:: Information shown ::

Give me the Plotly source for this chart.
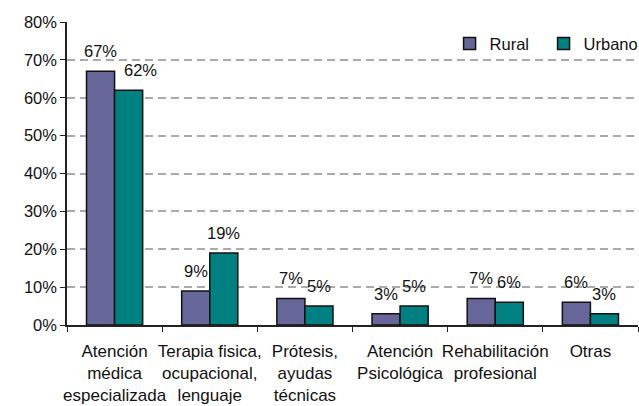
import plotly.graph_objects as go

categories = [
    "Atención<br>médica<br>especializada",
    "Terapia fisica,<br>ocupacional,<br>lenguaje",
    "Prótesis,<br>ayudas<br>técnicas",
    "Atención<br>Psicológica",
    "Rehabilitación<br>profesional",
    "Otras",
]
rural = [67, 9, 7, 3, 7, 6]
urbano = [62, 19, 5, 5, 6, 3]
y_ticks = [0, 10, 20, 30, 40, 50, 60, 70, 80]
y_tick_labels = ["0%", "10%", "20%", "30%", "40%", "50%", "60%", "70%", "80%"]

FONT = "Liberation Sans, Arial, sans-serif"
RURAL_COLOR = "#666699"
URBANO_COLOR = "#008080"

fig = go.Figure()
fig.add_trace(go.Bar(name="Rural", x=categories, y=rural,
                     marker=dict(color=RURAL_COLOR, line=dict(color="#111111", width=1.5))))
fig.add_trace(go.Bar(name="Urbano", x=categories, y=urbano,
                     marker=dict(color=URBANO_COLOR, line=dict(color="#111111", width=1.5))))

# value labels placed above each bar
annotations = []
for i, cat in enumerate(categories):
    for vals, side in ((rural, -1), (urbano, 1)):
        xshift = side * 14
        if i == 0 and side == 1:
            xshift += 12  # keep the two tall labels apart
        annotations.append(dict(
            x=cat, y=vals[i], xref="x", yref="y",
            text=f"{vals[i]}%", showarrow=False,
            xshift=xshift, yshift=20, yanchor="middle",
            font=dict(family=FONT, size=16.5, color="#111111"),
        ))

fig.update_layout(
    width=639, height=406,
    margin=dict(l=67, r=1, t=22, b=79),
    paper_bgcolor="white", plot_bgcolor="rgba(0,0,0,0)",
    barmode="group", bargap=0.41, bargroupgap=0,
    font=dict(family=FONT, size=16.5, color="#111111"),
    showlegend=True,
    legend=dict(orientation="h", x=0.67, y=0.928, xanchor="left", yanchor="middle",
                font=dict(family=FONT, size=16.5, color="#111111"),
                bgcolor="rgba(0,0,0,0)", itemwidth=30, entrywidth=49,
                tracegroupgap=0),
    annotations=annotations,
)
fig.update_xaxes(
    showline=True, linecolor="#222222", linewidth=1.5,
    ticks="outside", tickson="boundaries", ticklen=5, tickcolor="#222222",
    tickangle=0, ticklabelstandoff=10,
    tickfont=dict(family=FONT, size=17, color="#111111"),
    showgrid=False,
)
fig.update_yaxes(
    range=[0, 80], tickmode="array", tickvals=y_ticks, ticktext=y_tick_labels,
    showline=True, linecolor="#222222", linewidth=1.5,
    ticks="outside", ticklen=5, tickcolor="#222222",
    tickfont=dict(family=FONT, size=16.5, color="#111111"),
    showgrid=True, gridcolor="#aaaaaa", gridwidth=1.5, griddash="8px,5px",
    zeroline=False,
)

fig.write_html("out.html")
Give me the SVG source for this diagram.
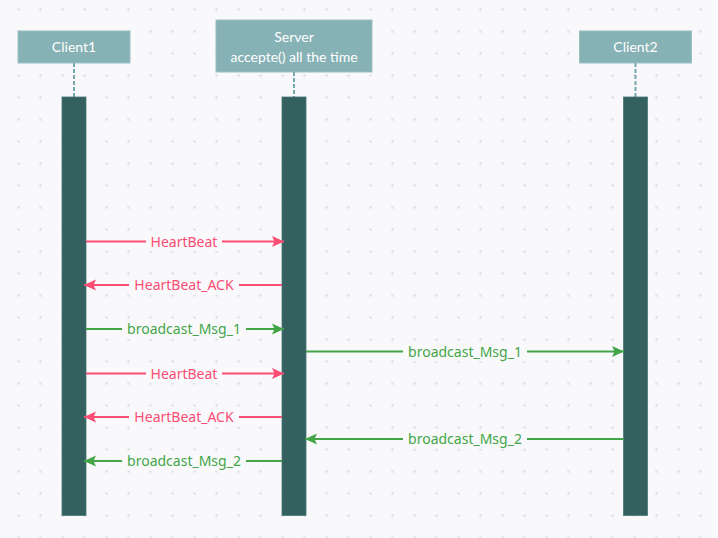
<svg xmlns="http://www.w3.org/2000/svg" width="718" height="538" viewBox="0 0 718 538">
<defs>
<pattern id="dots" x="18.5" y="9.5" width="22" height="22" patternUnits="userSpaceOnUse">
<circle cx="0" cy="0" r="1.3" fill="#dcdde2"/>
<circle cx="22" cy="0" r="1.3" fill="#dcdde2"/>
<circle cx="0" cy="22" r="1.3" fill="#dcdde2"/>
<circle cx="22" cy="22" r="1.3" fill="#dcdde2"/>
</pattern>
<marker id="ap" viewBox="0 0 12 12" refX="12" refY="6" markerWidth="12" markerHeight="12" markerUnits="userSpaceOnUse" orient="auto">
<path d="M0,0.5 L12,6 L0,11.5 L2.5,6 Z" fill="#fb4d74"/>
</marker>
<marker id="ag" viewBox="0 0 12 12" refX="12" refY="6" markerWidth="12" markerHeight="12" markerUnits="userSpaceOnUse" orient="auto">
<path d="M0,0.5 L12,6 L0,11.5 L2.5,6 Z" fill="#43a548"/>
</marker>
</defs>
<style>
.hdr{fill:#86b1b5;stroke:#9cc0c4;stroke-width:1}
.ht{font-family:Lato,"Noto Sans",sans-serif;font-size:14px;fill:#ffffff;text-anchor:middle}
.bar{fill:#346160;stroke:#4a7776;stroke-width:0.8}
.dash{stroke:#74a9ae;stroke-width:2;stroke-dasharray:4 2}
.mp{stroke:#fb4d74;stroke-width:2;fill:none;marker-end:url(#ap)}
.mg{stroke:#43a548;stroke-width:2;fill:none;marker-end:url(#ag)}
.lb{fill:#f9f9fb}
.tp{font-family:"Noto Sans",sans-serif;font-size:14px;fill:#fb4d74;text-anchor:middle}
.tg{font-family:"Noto Sans",sans-serif;font-size:14px;fill:#43a548;text-anchor:middle}
</style>
<rect width="718" height="538" fill="#f9f9fb"/>
<rect width="718" height="538" fill="url(#dots)"/>

<g id="client1">
<rect class="hdr" x="18" y="31" width="112" height="32"/>
<text class="ht" x="74" y="52">Client1</text>
<line class="dash" x1="74" y1="63" x2="74" y2="97"/>
<rect class="bar" x="62" y="97" width="24" height="418.5"/>
</g>
<g id="server">
<rect class="hdr" x="216" y="20" width="156" height="52"/>
<text class="ht" x="294" y="42">Server</text>
<text class="ht" x="294" y="62">accepte() all the time</text>
<line class="dash" x1="294" y1="72" x2="294" y2="97"/>
<rect class="bar" x="282" y="97" width="24" height="418.5"/>
</g>
<g id="client2">
<rect class="hdr" x="579.5" y="31" width="112" height="32"/>
<text class="ht" x="635.5" y="52">Client2</text>
<line class="dash" x1="635.5" y1="63" x2="635.5" y2="97"/>
<rect class="bar" x="623.5" y="97" width="24" height="418.5"/>
</g>

<g id="connectors">
<line class="mp" x1="86" y1="241.5" x2="284" y2="241.5"/>
<rect class="lb" x="146" y="232" width="76" height="19"/>
<text class="tp" x="184" y="246.5">HeartBeat</text>

<line class="mp" x1="282" y1="285" x2="84" y2="285"/>
<rect class="lb" x="129" y="275.5" width="110" height="19"/>
<text class="tp" x="184" y="290">HeartBeat_ACK</text>

<line class="mg" x1="86" y1="329" x2="284" y2="329"/>
<rect class="lb" x="122" y="319.5" width="124" height="19"/>
<text class="tg" x="184" y="334">broadcast_Msg_1</text>

<line class="mg" x1="306" y1="351.5" x2="624" y2="351.5"/>
<rect class="lb" x="403" y="342" width="124" height="19"/>
<text class="tg" x="465" y="356.5">broadcast_Msg_1</text>

<line class="mp" x1="86" y1="373.5" x2="284" y2="373.5"/>
<rect class="lb" x="146" y="364" width="76" height="19"/>
<text class="tp" x="184" y="378.5">HeartBeat</text>

<line class="mp" x1="282" y1="417" x2="84" y2="417"/>
<rect class="lb" x="129" y="407.5" width="110" height="19"/>
<text class="tp" x="184" y="422">HeartBeat_ACK</text>

<line class="mg" x1="623.5" y1="439" x2="305" y2="439"/>
<rect class="lb" x="403" y="429.5" width="124" height="19"/>
<text class="tg" x="465" y="444">broadcast_Msg_2</text>

<line class="mg" x1="282" y1="461" x2="84" y2="461"/>
<rect class="lb" x="122" y="451.5" width="124" height="19"/>
<text class="tg" x="184" y="466">broadcast_Msg_2</text>
</g>
</svg>
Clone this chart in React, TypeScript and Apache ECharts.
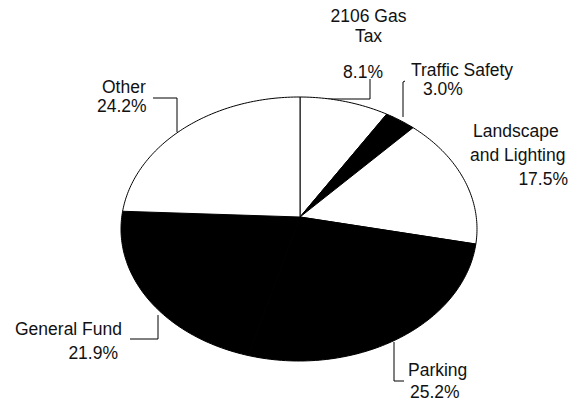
import React, { useEffect, useRef } from "react";
import * as echarts from "echarts";

// ---- data ----
const categories = ["2106 Gas Tax", "Traffic Safety", "Landscape and Lighting", "Parking", "General Fund", "Other"];
const shares = [8.1, 3.0, 17.5, 25.2, 21.9, 24.2];
const nameLines = [["2106 Gas", "Tax", ""], ["Traffic Safety"], ["Landscape", "and Lighting"], ["Parking"], ["General Fund"], ["Other"]];

// ---- styles / layout ----
const sliceColors = ["#ffffff", "#000000", "#ffffff", "#000000", "#000000", "#ffffff"];
const FONT = "'Liberation Sans', Arial, sans-serif";
const FONT_SIZE = 17.5;
const APEX = { x: 300, y: 217 };
const CENTER = { x: 299, y: 229 };
const RX = 178;
const RY = 132;
const K = 118 / 178;

// per category: positions of each text line (name lines then percent) and leader line
const labelLayout = [
  { lines: [[368.5, 15.5, "center"], [368.5, 36, "center"], [0, 0, "center"], [363, 72, "center"]], leader: [[370, 79], [370, 99], [300, 99]] },
  { lines: [[411, 69.5, "left"], [423, 88.5, "left"]], leader: [[405, 81], [403, 82], [403, 117]] },
  { lines: [[473, 130.5, "left"], [470, 155, "left"], [568, 178.5, "right"]], leader: null },
  { lines: [[408, 370, "left"], [410, 392, "left"]], leader: [[394, 342], [394, 381], [404, 381]] },
  { lines: [[15, 328.5, "left"], [118, 352.5, "right"]], leader: [[130, 339], [158, 339], [158, 315]] },
  { lines: [[102, 86.5, "left"], [97, 106, "left"]], leader: [[153, 98], [177, 98], [177, 132]] },
];

function rim(theta: number): number[] {
  const dx = Math.sin(theta);
  const dy = -Math.cos(theta) * K;
  const ox = (APEX.x - CENTER.x) / RX;
  const oy = (APEX.y - CENTER.y) / RY;
  const ux = dx / RX;
  const uy = dy / RY;
  const a = ux * ux + uy * uy;
  const b = 2 * (ox * ux + oy * uy);
  const c = ox * ox + oy * oy - 1;
  const t = (-b + Math.sqrt(b * b - 4 * a * c)) / (2 * a);
  return [APEX.x + dx * t, APEX.y + dy * t];
}

export default function App() {
  const ref = useRef<HTMLDivElement>(null);
  useEffect(() => {
    if (!ref.current) return;
    const chart = echarts.init(ref.current, null, { renderer: "svg" });
    const total = shares.reduce((s, v) => s + v, 0);
    const cum: number[] = [];
    let acc = 0;
    shares.forEach((v) => {
      cum.push(acc);
      acc += v;
    });

    const graphics: any[] = [];
    categories.forEach((_, i) => {
      const lay = labelLayout[i];
      const texts = [...nameLines[i], shares[i].toFixed(1) + "%"];
      texts.forEach((t, j) => {
        if (!t) return;
        const [x, y, align] = lay.lines[j] as [number, number, string];
        graphics.push({
          type: "text",
          x,
          y,
          style: {
            text: t,
            fill: "#111",
            font: `${FONT_SIZE}px ${FONT}`,
            textAlign: align,
            textVerticalAlign: "middle",
          },
        });
      });
      if (lay.leader) {
        graphics.push({
          type: "polyline",
          shape: { points: lay.leader },
          style: { stroke: "#000", lineWidth: 1, fill: "none" },
        });
      }
    });

    chart.setOption({
      animation: false,
      backgroundColor: "#fff",
      series: [
        {
          type: "custom",
          coordinateSystem: "none",
          data: shares.map((v, i) => ({ value: [v], name: categories[i] })),
          renderItem: (params: any, api: any) => {
            const i = params.dataIndex;
            const v = api.value(0);
            const a0 = (cum[i] / total) * Math.PI * 2;
            const a1 = ((cum[i] + v) / total) * Math.PI * 2;
            const pts: number[][] = [[APEX.x, APEX.y]];
            const steps = Math.max(4, Math.ceil(((a1 - a0) * 180) / Math.PI));
            for (let s = 0; s <= steps; s++) {
              pts.push(rim(a0 + ((a1 - a0) * s) / steps));
            }
            return {
              type: "polygon",
              shape: { points: pts },
              style: { fill: sliceColors[i], stroke: "#000", lineWidth: 1, lineJoin: "miter" },
            };
          },
        },
      ],
      graphic: { elements: graphics },
    });
    return () => chart.dispose();
  }, []);
  return (
    <div
      ref={ref}
      style={{ position: "absolute", left: 0, top: 0, width: 576, height: 404, background: "#fff" }}
    />
  );
}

:::

To do:
Copy each line of the listing in which the word "Give" can be found.

Exercise output:
Give me the Plotly source for this chart.
Give me the SVG source for this diagram.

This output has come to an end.